**CHALLENGE**
Return, without pictures, the lines from the start of the data through the one that contains "0.175, 0.21, 0.233]".

**DATASET EXCERPT**
============================================================
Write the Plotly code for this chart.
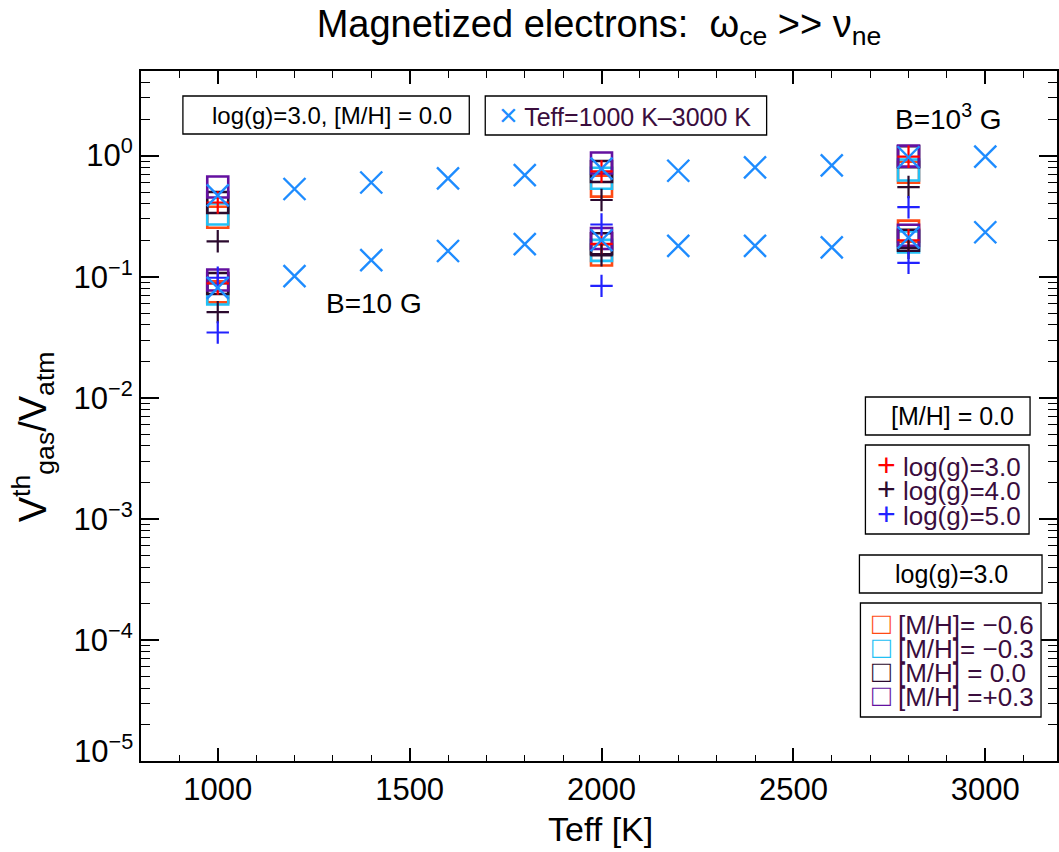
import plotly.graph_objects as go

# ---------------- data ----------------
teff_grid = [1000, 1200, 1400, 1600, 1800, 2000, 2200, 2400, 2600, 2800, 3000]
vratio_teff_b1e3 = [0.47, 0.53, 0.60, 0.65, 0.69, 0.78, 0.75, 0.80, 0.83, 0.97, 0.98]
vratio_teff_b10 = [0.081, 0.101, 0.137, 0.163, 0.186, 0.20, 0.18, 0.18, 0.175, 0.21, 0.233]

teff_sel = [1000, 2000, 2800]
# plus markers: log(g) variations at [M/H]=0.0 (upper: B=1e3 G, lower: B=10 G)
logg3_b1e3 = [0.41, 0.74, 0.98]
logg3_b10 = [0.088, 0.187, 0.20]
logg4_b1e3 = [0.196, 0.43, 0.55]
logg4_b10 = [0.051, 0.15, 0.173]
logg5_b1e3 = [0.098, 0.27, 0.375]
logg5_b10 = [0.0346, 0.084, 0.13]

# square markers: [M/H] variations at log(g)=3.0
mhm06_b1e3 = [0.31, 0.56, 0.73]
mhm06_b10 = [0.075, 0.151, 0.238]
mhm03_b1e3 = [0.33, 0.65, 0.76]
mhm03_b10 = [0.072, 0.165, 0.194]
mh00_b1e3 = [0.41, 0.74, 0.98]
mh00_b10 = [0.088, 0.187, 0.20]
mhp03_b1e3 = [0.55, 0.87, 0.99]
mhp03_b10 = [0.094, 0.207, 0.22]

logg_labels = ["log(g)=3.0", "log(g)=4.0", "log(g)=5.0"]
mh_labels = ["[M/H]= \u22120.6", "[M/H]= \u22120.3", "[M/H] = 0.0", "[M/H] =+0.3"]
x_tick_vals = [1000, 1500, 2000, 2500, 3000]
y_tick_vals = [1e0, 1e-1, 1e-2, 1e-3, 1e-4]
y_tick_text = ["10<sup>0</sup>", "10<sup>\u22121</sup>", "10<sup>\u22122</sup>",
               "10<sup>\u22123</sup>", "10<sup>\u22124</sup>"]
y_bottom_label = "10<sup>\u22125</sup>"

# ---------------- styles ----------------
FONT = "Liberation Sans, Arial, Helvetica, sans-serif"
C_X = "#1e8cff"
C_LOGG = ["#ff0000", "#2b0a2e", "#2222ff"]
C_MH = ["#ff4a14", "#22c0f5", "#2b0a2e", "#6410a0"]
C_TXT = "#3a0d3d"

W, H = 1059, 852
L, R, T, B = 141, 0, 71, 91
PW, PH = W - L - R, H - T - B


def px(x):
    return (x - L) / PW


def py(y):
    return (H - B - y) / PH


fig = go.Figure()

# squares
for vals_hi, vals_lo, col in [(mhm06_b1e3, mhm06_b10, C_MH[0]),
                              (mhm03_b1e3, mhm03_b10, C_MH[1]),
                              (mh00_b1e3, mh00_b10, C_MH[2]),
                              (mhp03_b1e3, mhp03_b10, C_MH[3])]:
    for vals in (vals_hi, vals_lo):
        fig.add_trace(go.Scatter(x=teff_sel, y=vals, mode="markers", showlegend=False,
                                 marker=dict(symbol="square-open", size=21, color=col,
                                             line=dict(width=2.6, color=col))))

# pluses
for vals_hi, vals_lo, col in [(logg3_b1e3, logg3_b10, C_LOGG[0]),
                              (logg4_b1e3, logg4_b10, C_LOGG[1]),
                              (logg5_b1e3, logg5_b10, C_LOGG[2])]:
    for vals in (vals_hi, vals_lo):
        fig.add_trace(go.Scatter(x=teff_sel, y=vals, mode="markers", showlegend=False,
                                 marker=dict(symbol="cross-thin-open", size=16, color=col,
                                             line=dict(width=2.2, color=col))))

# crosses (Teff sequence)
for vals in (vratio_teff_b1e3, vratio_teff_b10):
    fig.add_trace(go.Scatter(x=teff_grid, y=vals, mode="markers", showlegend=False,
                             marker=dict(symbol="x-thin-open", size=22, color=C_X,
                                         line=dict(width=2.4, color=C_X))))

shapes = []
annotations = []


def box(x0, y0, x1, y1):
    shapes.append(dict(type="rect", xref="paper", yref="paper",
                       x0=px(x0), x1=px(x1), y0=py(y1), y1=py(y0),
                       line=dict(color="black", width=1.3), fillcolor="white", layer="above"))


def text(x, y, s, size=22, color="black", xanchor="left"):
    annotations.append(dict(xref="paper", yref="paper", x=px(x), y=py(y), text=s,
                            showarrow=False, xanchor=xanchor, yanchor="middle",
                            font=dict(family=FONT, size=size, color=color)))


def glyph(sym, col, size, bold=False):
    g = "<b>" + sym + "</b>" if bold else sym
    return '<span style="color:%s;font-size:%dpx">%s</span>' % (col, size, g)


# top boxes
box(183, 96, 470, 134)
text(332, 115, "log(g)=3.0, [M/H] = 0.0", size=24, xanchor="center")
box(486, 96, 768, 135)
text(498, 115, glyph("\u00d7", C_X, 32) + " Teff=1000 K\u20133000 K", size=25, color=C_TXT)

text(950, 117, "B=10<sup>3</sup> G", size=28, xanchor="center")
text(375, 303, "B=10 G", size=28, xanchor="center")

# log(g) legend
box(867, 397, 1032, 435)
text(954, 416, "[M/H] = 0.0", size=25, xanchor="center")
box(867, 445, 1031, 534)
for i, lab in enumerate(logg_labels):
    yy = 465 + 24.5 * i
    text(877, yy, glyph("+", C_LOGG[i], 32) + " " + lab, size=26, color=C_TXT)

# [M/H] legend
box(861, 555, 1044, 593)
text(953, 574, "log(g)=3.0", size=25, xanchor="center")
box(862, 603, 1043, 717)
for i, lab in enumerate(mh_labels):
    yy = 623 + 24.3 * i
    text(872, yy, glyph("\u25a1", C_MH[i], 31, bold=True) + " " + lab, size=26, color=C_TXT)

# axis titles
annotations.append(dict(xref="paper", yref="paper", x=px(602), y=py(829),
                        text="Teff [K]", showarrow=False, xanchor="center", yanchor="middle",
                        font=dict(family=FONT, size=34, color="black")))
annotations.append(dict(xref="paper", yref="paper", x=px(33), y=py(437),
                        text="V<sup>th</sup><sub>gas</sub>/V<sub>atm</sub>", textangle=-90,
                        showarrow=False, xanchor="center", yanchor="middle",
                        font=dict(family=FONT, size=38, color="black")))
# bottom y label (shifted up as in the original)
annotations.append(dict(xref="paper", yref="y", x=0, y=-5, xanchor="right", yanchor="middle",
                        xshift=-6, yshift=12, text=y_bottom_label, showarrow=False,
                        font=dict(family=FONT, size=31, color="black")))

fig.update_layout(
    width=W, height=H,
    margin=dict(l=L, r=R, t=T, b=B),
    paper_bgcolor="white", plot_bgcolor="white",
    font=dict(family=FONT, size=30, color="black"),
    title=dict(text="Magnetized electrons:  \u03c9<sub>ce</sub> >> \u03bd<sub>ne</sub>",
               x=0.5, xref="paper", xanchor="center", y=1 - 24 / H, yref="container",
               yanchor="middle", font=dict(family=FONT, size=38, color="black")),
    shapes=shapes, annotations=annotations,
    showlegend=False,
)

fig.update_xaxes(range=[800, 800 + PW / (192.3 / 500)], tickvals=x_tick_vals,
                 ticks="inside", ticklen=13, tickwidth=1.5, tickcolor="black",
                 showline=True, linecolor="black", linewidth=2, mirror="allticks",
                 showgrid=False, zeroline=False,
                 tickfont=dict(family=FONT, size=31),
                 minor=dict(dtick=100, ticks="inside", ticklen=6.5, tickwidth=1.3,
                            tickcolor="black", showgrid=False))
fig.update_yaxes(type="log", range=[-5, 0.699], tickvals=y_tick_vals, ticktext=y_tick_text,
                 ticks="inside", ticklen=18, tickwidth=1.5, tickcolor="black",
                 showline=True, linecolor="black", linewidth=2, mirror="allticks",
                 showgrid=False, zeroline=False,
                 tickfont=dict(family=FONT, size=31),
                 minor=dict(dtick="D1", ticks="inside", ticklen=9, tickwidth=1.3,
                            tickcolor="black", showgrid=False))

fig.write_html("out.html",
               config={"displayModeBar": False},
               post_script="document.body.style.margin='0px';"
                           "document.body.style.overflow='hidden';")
============================================================
**RESPONSE TO THE TASK**
Write the Plotly code for this chart.
import plotly.graph_objects as go

# ---------------- data ----------------
teff_grid = [1000, 1200, 1400, 1600, 1800, 2000, 2200, 2400, 2600, 2800, 3000]
vratio_teff_b1e3 = [0.47, 0.53, 0.60, 0.65, 0.69, 0.78, 0.75, 0.80, 0.83, 0.97, 0.98]
vratio_teff_b10 = [0.081, 0.101, 0.137, 0.163, 0.186, 0.20, 0.18, 0.18, 0.175, 0.21, 0.233]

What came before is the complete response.